Ohio Juvenile Rule 23 simply states: CONTINUANCES: “Continuances shall be granted only when imperative to secure fair treatment of the parties.”
If it were my call, which it’s not because I couldn’t qualify for a professorship at Harvard or Yale, let alone a judgeship, I would not grant the continuance. I would make sure the record gave strong and legitimate reasons though. I would put the attorneys to task on the record.
“The power of a trial court in a juvenile proceeding to grant or deny a continuance under Juvenile Rule 23 is broad and is reviewed under an a buse of discretion standard.”
“An appellate court will not find error unless it clearly appears, from all the facts and circumstances, that there has been an abuse of discretion operating to the prejudice of the party in the final determination of the case.”

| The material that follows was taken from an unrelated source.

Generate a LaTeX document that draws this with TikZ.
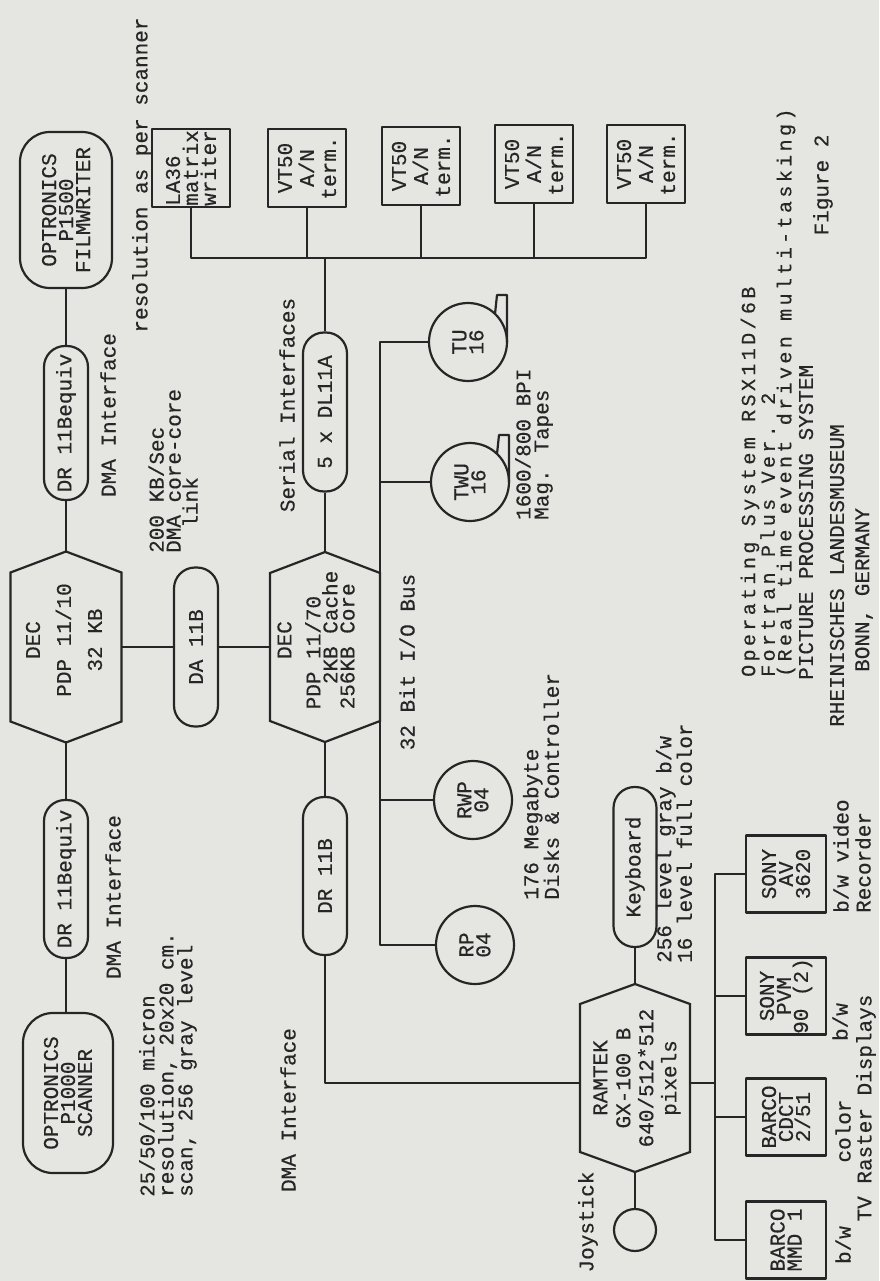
\documentclass[tikz,border=0pt]{standalone}
\usepackage{fontspec}
\usetikzlibrary{calc}
\newfontfamily\tyfam[FakeBold=0.4]{Liberation Mono}
\newfontfamily\tywide[FakeBold=0.4,LetterSpace=17]{Liberation Mono}
\definecolor{ink}{RGB}{38,38,38}
\definecolor{paper}{RGB}{229,229,226}
\newcommand\tyA{\tyfam\fontsize{21}{17}\selectfont}
\newcommand\tyW{\tywide\fontsize{20}{16.5}\selectfont}
\newcommand\tyT{\tyfam\fontsize{21}{12}\selectfont}
\begin{document}
\begin{tikzpicture}[x=1pt,y=-1pt,
  ln/.style={draw=ink,line width=2.2pt,line join=round},
  lbl/.style={rotate=90,inner sep=0pt,text=ink,font=\tyA,align=left},
  boxn/.style={ln,rectangle,rotate=90,inner sep=0pt,text=ink,font=\tyA,align=center},
  stad/.style={boxn,rounded corners=21pt,minimum height=44pt},
  rbox/.style={boxn,rounded corners=30pt},
  disk/.style={ln,circle,rotate=90,inner sep=0pt,text=ink,font=\tyA,align=center,minimum size=78pt},
  termbox/.style={boxn,minimum width=78pt,minimum height=78pt},
  dispbox/.style={boxn,minimum width=77pt,minimum height=80pt},
  hext/.style={rotate=90,inner sep=0pt,text=ink,font=\tyA,align=center},
]
\fill[paper] (0,0) rectangle (879,1281);
\useasboundingbox (0,0) rectangle (879,1281);

% ---------- column A : scanner, PDP 11/10, filmwriter ----------
\node[rbox,minimum width=156pt,minimum height=92pt] (film) at (66,210) {OPTRONICS\\P1500\\FILMWRITER};
\node[stad,minimum width=154pt] (drU) at (66,423) {DR 11Bequiv};
\node[hext] (pdpA) at (64,640) {DEC\\[14pt]PDP 11/10\\[14pt]32 KB};
\coordinate (pdpA-n) at (66,551.5);
\coordinate (pdpA-s) at (66,742.5);
\coordinate (pdpA-e) at (121.5,647);
\coordinate (pdpA-w) at (10.5,647);
\draw[ln,line join=miter] (pdpA-n) -- (121.5,572.5) -- (121.5,721.5) -- (pdpA-s) -- (10.5,721.5) -- (10.5,572.5) -- cycle;
\node[stad,minimum width=158pt] (drL) at (66,879) {DR 11Bequiv};
\node[rbox,minimum width=160pt,minimum height=90pt] (scan) at (68,1093) {OPTRONICS\\P1000\\SCANNER};

\draw[ln] (film) -- (drU);
\draw[ln] (drU) -- (pdpA-n);
\draw[ln] (pdpA-s) -- (drL);
\draw[ln] (drL) -- (drL |- scan.east);

% ---------- DA 11B and PDP 11/70 ----------
\node[stad,minimum width=159pt] (da) at (196,647) {DA 11B};
\node[hext,align=left] (pdpB) at (316,640) {\ \ \ \ DEC\\[12pt]PDP 11/70\\\ \ 2KB Cache\\256KB Core};
\coordinate (pdpB-n) at (325,552);
\coordinate (pdpB-s) at (325,742);
\coordinate (pdpB-e) at (380,647);
\coordinate (pdpB-w) at (270,647);
\draw[ln,line join=miter] (pdpB-n) -- (380,573) -- (380,721) -- (pdpB-s) -- (270,721) -- (270,573) -- cycle;
\draw[ln] (pdpA-e) -- (da);
\draw[ln] (da) -- (pdpB-w);

\node[stad,minimum width=159pt] (dl) at (325,412) {5 x DL11A};
\node[stad,minimum width=158pt] (drM) at (325,876) {DR 11B};
\draw[ln] (pdpB-n) -- (dl);
\draw[ln] (pdpB-s) -- (drM);

% ---------- terminals ----------
\node[termbox,align=left] (la36) at (191,168) {LA36\\[1pt]matrix\\[1pt]writer};
\node[termbox] (vt1) at (307,168) {VT50\\[5pt]A/N\\[5pt]term.};
\node[termbox] (vt2) at (421,166) {VT50\\[5pt]A/N\\[5pt]term.};
\node[termbox] (vt3) at (534,164) {VT50\\[5pt]A/N\\[5pt]term.};
\node[termbox] (vt4) at (646,164) {VT50\\[5pt]A/N\\[5pt]term.};
\coordinate (tbL) at (191,258);
\coordinate (tbR) at (646,258);
\draw[ln] (la36) -- (tbL) -- (tbR) -- (vt4);
\draw[ln] (vt1) -- (vt1 |- tbL);
\draw[ln] (vt2) -- (vt2 |- tbL);
\draw[ln] (vt3) -- (vt3 |- tbL);
\draw[ln] (dl) -- (dl |- tbL);

% ---------- I/O bus, disks and tapes ----------
\node[disk] (tu) at (468,342) {TU\\16};
\node[disk] (twu) at (470,482) {TWU\\16};
\node[disk] (rwp) at (473,800) {RWP\\04};
\node[disk] (rp) at (475,945) {RP\\04};
\coordinate (iobT) at (380,342);
\coordinate (iobB) at (380,945);
\draw[ln] (tu) -- (iobT) -- (iobB) -- (rp);
\draw[ln] (twu -| iobT) -- (twu);
\draw[ln] (rwp -| iobT) -- (rwp);
\draw[ln] ($(tu)+(39,0)$) -- ($(tu)+(39,-47)$) -- ($(tu)+(29,-47)$) -- ($(tu)+(27,-28)$);
\draw[ln] ($(twu)+(39,0)$) -- ($(twu)+(39,-47)$) -- ($(twu)+(29,-47)$) -- ($(twu)+(27,-28)$);

% ---------- RAMTEK ----------
\node[hext] (ram) at (637,1078) {RAMTEK\\[6pt]GX-100 B\\[6pt]640/512*512\\[6pt]pixels};
\coordinate (ram-n) at (635,984);
\coordinate (ram-s) at (635,1172);
\coordinate (ram-e) at (690,1083);
\coordinate (ram-w) at (580,1083);
\draw[ln,line join=miter] (ram-n) -- (690,1004) -- (690,1152) -- (ram-s) -- (580,1152) -- (580,1004) -- cycle;
\node[stad,minimum width=160pt,minimum height=43pt] (kbd) at (635,867) {Keyboard};
\node[ln,circle,minimum size=42pt,inner sep=0pt] (joy) at (635,1230) {};
\draw[ln] (kbd) -- (ram-n);
\draw[ln] (ram-s) -- (joy);
\draw[ln] (drM) |- (ram-w);

% ---------- displays ----------
\node[dispbox] (mmd) at (786,1240) {BARCO\\MMD 1};
\node[dispbox] (cdct) at (786,1117) {BARCO\\CDCT\\2/51};
\node[dispbox] (pvm) at (786,996) {SONY\\PVM\\90 (2)};
\node[dispbox] (av) at (786,874) {SONY\\AV\\3620};
\coordinate (dbus) at (715,1083);
\draw[ln] (ram-e) -- (dbus);
\draw[ln] (av) -- (av -| dbus) -- (mmd -| dbus) -- (mmd);
\draw[ln] (cdct -| dbus) -- (cdct);
\draw[ln] (pvm -| dbus) -- (pvm);

% ---------- labels ----------
\node[lbl] (lres) at (142,175) {resolution as per scanner};
\node[lbl] (ldmaU) at (108,415) {DMA Interface};
\node[lbl] (ldmaL) at (113,897) {DMA Interface};
\node[lbl,anchor=west,font=\tyfam\fontsize{21}{19}\selectfont] (lmic) at (168,1197) {25/50/100 micron\\resolution, 20x20 cm.\\scan, 256 gray level};
\node[lbl,anchor=west,font=\tyfam\fontsize{21}{17}\selectfont] (lkbs) at (173,553) {200 KB/Sec\\DMA core-core\\\ \ link};
\node[lbl] (lser) at (287,405) {Serial Interfaces};
\node[lbl] (ldmaM) at (288,1110) {DMA Interface};
\node[lbl] (lbus) at (407,662) {32 Bit I/O Bus};
\node[lbl,anchor=west,font=\tyfam\fontsize{21}{18}\selectfont] (ldisk) at (541,900) {176 Megabyte\\Disks \& Controller};
\node[lbl,anchor=west,font=\tyfam\fontsize{21}{18}\selectfont] (ltape) at (534,520) {1600/800 BPI\\Mag. Tapes};
\node[lbl] (ljoy) at (588,1222) {Joystick};
\node[lbl,anchor=west,font=\tyT] (llev) at (674,963) {256 level gray b/w\\16 level full color};
\node[lbl] (lbw1) at (843,1245) {b/w};
\node[lbl] (lcol) at (843,1131) {color};
\node[lbl] (lbw2) at (840,1022) {b/w};
\node[lbl] (ltv) at (866,1108) {TV Raster Displays};
\node[lbl,anchor=west,font=\tyfam\fontsize{21}{22}\selectfont] (lvid) at (852,913) {b/w video\\Recorder};
\node[lbl,anchor=west,font=\tyW] (los) at (768,677) {Operating System RSX11D/6B\\Fortran Plus Ver. 2\\(Real time event driven multi-tasking)};
\node[lbl,anchor=west] (lpps) at (806,680) {PICTURE PROCESSING SYSTEM};
\node[lbl] (lfig) at (823,185) {Figure 2};
\node[lbl,anchor=west] (lrlm) at (837,727) {RHEINISCHES LANDESMUSEUM};
\node[lbl,anchor=west] (lbonn) at (864,672) {BONN, GERMANY};
\end{tikzpicture}
\end{document}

“Nevertheless, the right of due process requires that a defense cousel be afforded the reasonble opportunity to prepare his case.”
“The Supreme Court of Ohio has recognized: There are no mechanical tests for deciding when a denial of a continuance is so arbitrary to violate due process. the answer must be found in the circumstances present in every case, particuarily in the reasons presented to the trial judge at the time the request is denied.”
[LEGAL CITATIONS]: For the Harvard/Yale Law professor types that practice law in Steubenville for the sole joy of serving the public, the following legal cases support the statements above. In re Jordan B., Ohio 6th District Court of Appeals, 2007-OHIO-2537:State v. Thompson, Ohio 6th District Court of Appeals, 2000-OHIO-2665; State v. Sipes, Ohio 5th District Court of Appeals, 2008-OHIO-6627; Garrett v. Garrett, (1977) 54 Ohio App.2d 25,34; Blakemore v. Blakemore (1984), 5 Ohio St. 3d 217; State v. Sowders (1983), 4 Ohio St. 3d 143,144; State v. Unger (19810, 67 Ohio St. 2d 65, 67 and Ungar v. Sarafite (1964) 376 U.S. 575,589
Also see an article published inthe July-August issue of Judicature (Magazine) Volume 83, Number 1 by Jeffery A. Butts and Joseph B. Sanborn, Jr. entitled: “IS JUVENILE JUSTICE JUST TOO SLOW.”
Should the case proceed to trial as scheduled? As NIKE would say: “JUST DO IT.”